In truth, I have no doubt that Westman had been exposed, at the very least, to O9A philosophy—and quite possibly to 764-linked child sex criminals—during his wanderings through the labyrinthine layers of Web 2.0, 6.0, and 9.0. The more haunting question is this: To what end was this young man driven, pushed into a vortex of psychosis and violent mania, until he crossed the ultimate threshold, shattering our most sacred taboo by murdering children?
The terrifying answer likely circles back to what I said earlier: nothing. Those online who exploit these beliefs—if they genuinely adhere to O9A—see taboos as nothing more than the brittle husks of a dying civilization. To violate them is to turn the machinery of destruction against the culture that created them, to tear down the old and summon something new.
There is, of course, an even darker possibility. What if an anonymous psychopath—Lord knows the internet teems with them—on Discord simply spotted Westman as prey? A confused, deeply sick young man, on mind-altering cross-sex hormones, already drawn to disturbing content. What if this sadistic figure simply wanted to see what would happen, hammering O9A nihilism into Westman’s mind as an experiment, a cruel observation?
Through Westman’s manifesto, YouTube videos, and online statements, we confront the terrifying scope of ideological brainwashing inflicted on young people. Westman may be the first mass murderer to exist entirely at the mercy of such a relentless, self-curated mythology of violence—as if he “rehearsed” by assembling a personal canon of brutality, building toward a climactic, nightmarish performance.
Five days after the Twin Towers were brought down by 767s, 20th-century avant-garde composer Karlheinz Stockhausen made a remark about the 9/11 attacks that few in the West were ready to hear. At a press conference in Hamburg, Germany, he called the attacks “the greatest work of art imaginable for the whole cosmos,” elaborating that the perpetrators had achieved in a single act what composers could only dream of: people rehearsing “like mad for 10 years, preparing fanatically for a concert, and then dying,” culminating in “5,000 people dispatched to the afterlife, in a single moment.”
“By comparison,” he added, “We, the composers, are nothing.”

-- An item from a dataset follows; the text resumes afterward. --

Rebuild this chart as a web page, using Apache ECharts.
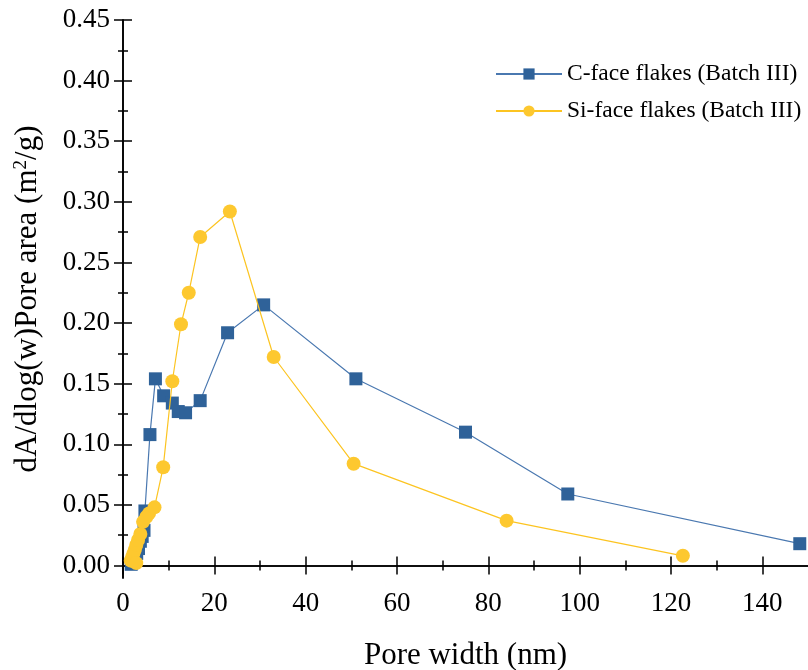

Stockhausen highlighted the 9/11 hijackers’ decade-long obsessive preparation as akin to musicians rehearsing “like mad” for a onetime performance. In his framework, acts of this audacity reshape reality, inspiring awe or horror that rivals great art. It is almost as if Stockhausen himself glimpsed reality in a manner akin to O9A, in shifting aeonic phases. Though he offered no moral endorsement, he merely observed that earth-shattering acts of mass murder—perpetrated by minds tangled in delirious obsessions with geopolitical ramifications—inevitably usher in new worlds: harsher, uglier, more chaotic versions of the one we currently inhabit.
No doubt, people recoiled at his words, still haunted by the image of innocents plummeting from the sky. But Stockhausen did not mean to glorify the terrorist act; instead, he mirrored Heidegger’s insight from The Origin of the Work of Art: True art does not merely depict reality; it births entirely new worlds. Powerful images, he argued, unleash such overwhelming tragedy that a moment in history is not just marked but also ripped open, a hinge swinging between eras.
In the same terrifying register, the Minneapolis shooting, and the vision of devout children stolen from life, could be seen as a grimly ritualized eruption, a Luciferian anarchy that tears the veil of the ordinary and forces the world to glimpse a fractured, reshaped reality. O9A is a sick ideology, but it does contain a real truth: Shocking and sickening instances of mediatized violence do, in fact, form fault lines between old ways of being and the often terrible new.
The tragedy is that Westman did, in a sense, reshape reality, and we now dwell in a new aeonic phase: an unstable, trembling world forged in the aftermath of his heinous crime.